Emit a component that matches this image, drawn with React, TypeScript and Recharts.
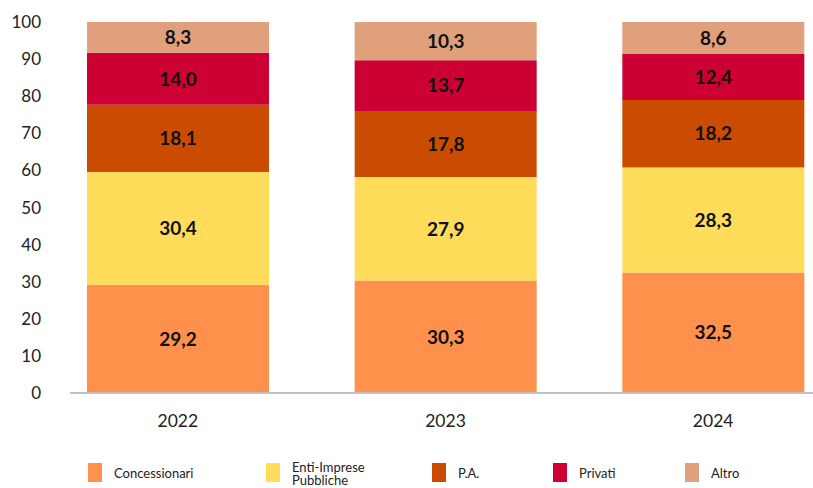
import { BarChart, Bar, XAxis, YAxis, LabelList } from 'recharts';

const years = ['2022', '2023', '2024'];
const concessionari = [29.2, 30.3, 32.5];
const entiImprese = [30.4, 27.9, 28.3];
const pa = [18.1, 17.8, 18.2];
const privati = [14.0, 13.7, 12.4];
const altro = [8.3, 10.3, 8.6];

const seriesNames = ['Concessionari', 'Enti-Imprese Pubbliche', 'P.A.', 'Privati', 'Altro'];
const yTicks = [0, 10, 20, 30, 40, 50, 60, 70, 80, 90, 100];

const colors = ['#FF914D', '#FFDD5B', '#C94C00', '#CC0033', '#E0A07B'];
const keys = ['concessionari', 'enti', 'pa', 'privati', 'altro'];

const data = years.map((year, i) => ({
  year,
  concessionari: concessionari[i],
  enti: entiImprese[i],
  pa: pa[i],
  privati: privati[i],
  altro: altro[i],
}));

const font = 'Lato, "Noto Sans", sans-serif';
const fmt = (v: any) => Number(v).toFixed(1).replace('.', ',');

const legendX = [88, 266, 432, 553, 685];

export default function App() {
  return (
    <div style={{ position: 'absolute', left: 0, top: 0, width: 813, height: 488, fontFamily: font }}>
      <BarChart
        width={813}
        height={488}
        data={data}
        margin={{ top: 22, right: 0, left: 0, bottom: 65 }}
        barSize={182}
      >
        <XAxis
          dataKey="year"
          height={30}
          tickLine={false}
          tickSize={0}
          tickMargin={22}
          axisLine={{ stroke: '#c0c0c0', strokeWidth: 2 }}
          padding={{ left: -26, right: -34 }}
          tick={{ fill: '#222', fontSize: 17.5, fontFamily: font }}
        />
        <YAxis
          width={70}
          domain={[0, 100]}
          ticks={yTicks}
          interval={0}
          axisLine={false}
          tickLine={false}
          tickSize={0}
          tickMargin={29}
          tick={{ fill: '#222', fontSize: 17, fontFamily: font }}
        />
        {keys.map((k, i) => (
          <Bar key={k} dataKey={k} name={seriesNames[i]} stackId="a" fill={colors[i]} isAnimationActive={false}>
            <LabelList
              dataKey={k}
              position="center"
              formatter={fmt}
              style={{ fill: '#111', fontSize: 19, fontWeight: 700, fontFamily: font }}
            />
          </Bar>
        ))}
      </BarChart>
      {seriesNames.map((name, i) => (
        <div key={name} style={{ position: 'absolute', left: legendX[i], top: 461, display: 'flex', alignItems: 'flex-start' }}>
          <div style={{ width: 14, height: 19, marginTop: 2, background: colors[i], flexShrink: 0 }} />
          <div style={{ marginLeft: 12, fontSize: 13, lineHeight: '13px', color: '#222', width: 84, paddingTop: i === 1 ? 0 : 6 }}>
            {name}
          </div>
        </div>
      ))}
    </div>
  );
}
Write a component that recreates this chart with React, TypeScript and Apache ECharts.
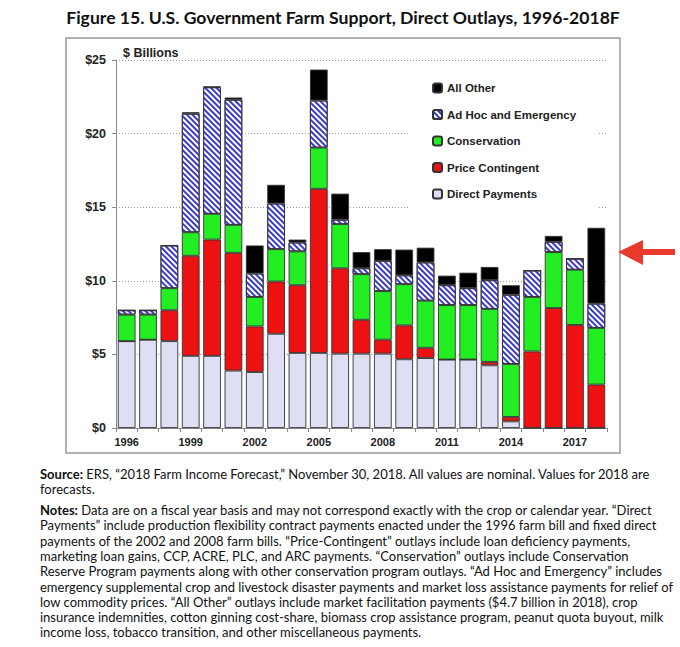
import React, { useEffect, useRef } from "react";
import * as echarts from "echarts";

const years = ["1996","1997","1998","1999","2000","2001","2002","2003","2004","2005","2006","2007","2008","2009","2010","2011","2012","2013","2014","2015","2016","2017","2018"];
const directPayments = [5.9,6.0,5.9,4.9,4.9,3.9,3.8,6.4,5.1,5.1,5.05,5.05,5.05,4.67,4.75,4.65,4.65,4.26,0.45,0,0,0,0];
const priceContingent = [0,0,2.1,6.8,7.9,8.0,3.1,3.55,4.6,11.15,5.8,2.3,0.95,2.3,0.7,0,0,0.23,0.3,5.2,8.15,7.0,2.95];
const conservation = [1.8,1.7,1.5,1.6,1.75,1.9,2.0,2.2,2.3,2.8,3.0,3.1,3.3,2.8,3.2,3.7,3.7,3.6,3.6,3.7,3.8,3.75,3.85];
const adHoc = [0.3,0.3,2.9,8.05,8.6,8.5,1.6,3.1,0.6,3.2,0.3,0.4,2.05,0.6,2.6,1.35,1.15,1.95,4.7,1.8,0.7,0.75,1.65];
const allOther = [0,0,0,0.1,0.05,0.15,1.9,1.27,0.2,2.1,1.77,1.1,0.8,1.75,1.0,0.65,1.05,0.9,0.65,0,0.4,0,5.15];

const titleText = "Figure 15. U.S. Government Farm Support, Direct Outlays, 1996-2018F";
const sourceLines = [
  "{b|Source:} ERS, “2018 Farm Income Forecast,” November 30, 2018. All values are nominal. Values for 2018 are",
  "forecasts.",
];
const notesLines = [
  "{b|Notes:} Data are on a fiscal year basis and may not correspond exactly with the crop or calendar year. “Direct",
  "Payments” include production flexibility contract payments enacted under the 1996 farm bill and fixed direct",
  "payments of the 2002 and 2008 farm bills. “Price-Contingent” outlays include loan deficiency payments,",
  "marketing loan gains, CCP, ACRE, PLC, and ARC payments. “Conservation” outlays include Conservation",
  "Reserve Program payments along with other conservation program outlays. “Ad Hoc and Emergency” includes",
  "emergency supplemental crop and livestock disaster payments and market loss assistance payments for relief of",
  "low commodity prices. “All Other” outlays include market facilitation payments ($4.7 billion in 2018), crop",
  "insurance indemnities, cotton ginning cost-share, biomass crop assistance program, peanut quota buyout, milk",
  "income loss, tobacco transition, and other miscellaneous payments.",
];

const SANS = "'Liberation Sans', Arial, sans-serif";
const NOTE_FONT = "Lato, 'Open Sans', sans-serif";

export default function App() {
  const ref = useRef<HTMLDivElement>(null);
  useEffect(() => {
    if (!ref.current) return;
    const chart = echarts.init(ref.current, undefined, { renderer: "svg" });
    const border = { borderColor: "#333", borderWidth: 0.9 };
    const mk = (name: string, data: number[], itemStyle: any) => ({
      name,
      type: "bar",
      stack: "total",
      data,
      barCategoryGap: "17%",
      itemStyle: { ...border, ...itemStyle },
      emphasis: { disabled: true },
    });
    const noteTexts: any[] = [];
    const addLine = (t: string, y: number) => {
      noteTexts.push({
        type: "text",
        x: 40,
        y,
        style: {
          text: t,
          font: `13px ${NOTE_FONT}`,
          fill: "#111",
          verticalAlign: "middle",
          rich: { b: { fontWeight: "bold", fontSize: 13, fontFamily: NOTE_FONT, fill: "#111" } },
        },
      });
    };
    sourceLines.forEach((t, i) => addLine(t, 474 + i * 14.6));
    notesLines.forEach((t, i) => addLine(t, 510 + i * 15.3));
    chart.setOption({
      animation: false,
      backgroundColor: "#fff",
      grid: { left: 116, right: 73, top: 60, bottom: 219 },
      legend: {
        orient: "vertical",
        left: 410,
        top: 72,
        padding: [10, 23, 8, 22],
        backgroundColor: "#fff",
        itemWidth: 9,
        itemHeight: 9,
        itemGap: 14.5,
        data: ["All Other", "Ad Hoc and Emergency", "Conservation", "Price Contingent", "Direct Payments"],
        textStyle: { fontFamily: SANS, fontWeight: "bold", fontSize: 11.5, color: "#222" },
      },
      xAxis: {
        type: "category",
        data: years,
        axisLine: { lineStyle: { color: "#888", width: 1 } },
        axisTick: { show: true, interval: 0, length: 4, lineStyle: { color: "#888" } },
        axisLabel: {
          interval: 2,
          margin: 8,
          fontFamily: SANS,
          fontWeight: "bold",
          fontSize: 11,
          color: "#222",
        },
      },
      yAxis: {
        type: "value",
        min: 0,
        max: 25,
        interval: 5,
        axisLine: { show: true, lineStyle: { color: "#888", width: 1 } },
        axisTick: { show: true, length: 4, lineStyle: { color: "#888" } },
        axisLabel: {
          formatter: (v: number) => "$" + v,
          margin: 10,
          fontFamily: SANS,
          fontWeight: "bold",
          fontSize: 12.5,
          color: "#222",
        },
        splitLine: { show: true, lineStyle: { color: "#999", type: [1, 2], width: 1 } },
      },
      series: [
        mk("Direct Payments", directPayments, { color: "#dedef5" }),
        mk("Price Contingent", priceContingent, { color: "#ee1111" }),
        mk("Conservation", conservation, { color: "#22ee22" }),
        mk("Ad Hoc and Emergency", adHoc, {
          color: "#ffffff",
          decal: {
            symbol: "rect",
            symbolSize: 1,
            dashArrayX: [1, 0],
            dashArrayY: [1.6, 1.4],
            rotation: Math.PI / 4,
            color: "#3a3ac8",
          },
        }),
        mk("All Other", allOther, { color: "#000000" }),
      ],
      graphic: [
        {
          type: "rect",
          shape: { x: 66, y: 38, width: 554, height: 415 },
          style: { fill: "none", stroke: "#999", lineWidth: 1.5 },
          silent: true,
          z: -1,
        },
        {
          type: "text",
          x: 343,
          y: 17,
          style: {
            text: titleText,
            font: `bold 17.6px Lato, 'Open Sans', sans-serif`,
            fill: "#111",
            align: "center",
            verticalAlign: "middle",
          },
        },
        {
          type: "text",
          x: 123,
          y: 53,
          style: {
            text: "$ Billions",
            font: `bold 12.5px ${SANS}`,
            fill: "#222",
            align: "left",
            verticalAlign: "middle",
          },
        },
        {
          type: "polygon",
          shape: { points: [[618, 252], [643, 240], [643, 265]] },
          style: { fill: "#ea3a2c" },
        },
        {
          type: "line",
          shape: { x1: 641, y1: 252, x2: 675, y2: 252 },
          style: { stroke: "#ea3a2c", lineWidth: 6 },
        },
        ...noteTexts,
      ],
    });
    return () => chart.dispose();
  }, []);
  return (
    <div
      ref={ref}
      style={{ position: "fixed", left: 0, top: 0, width: 680, height: 647 }}
    />
  );
}
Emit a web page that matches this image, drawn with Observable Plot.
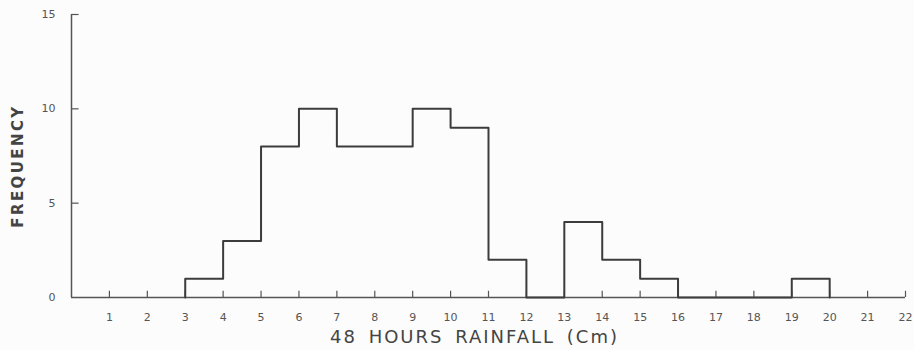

================

* Exercise directions: From the listing above, copy out each line where the word "this" appears.

* Answer in full:
Emit a component that matches this image, drawn with React, TypeScript and Recharts.
Write a component that recreates this chart with React, TypeScript and Apache ECharts.
Emit a web page that matches this image, drawn with Observable Plot.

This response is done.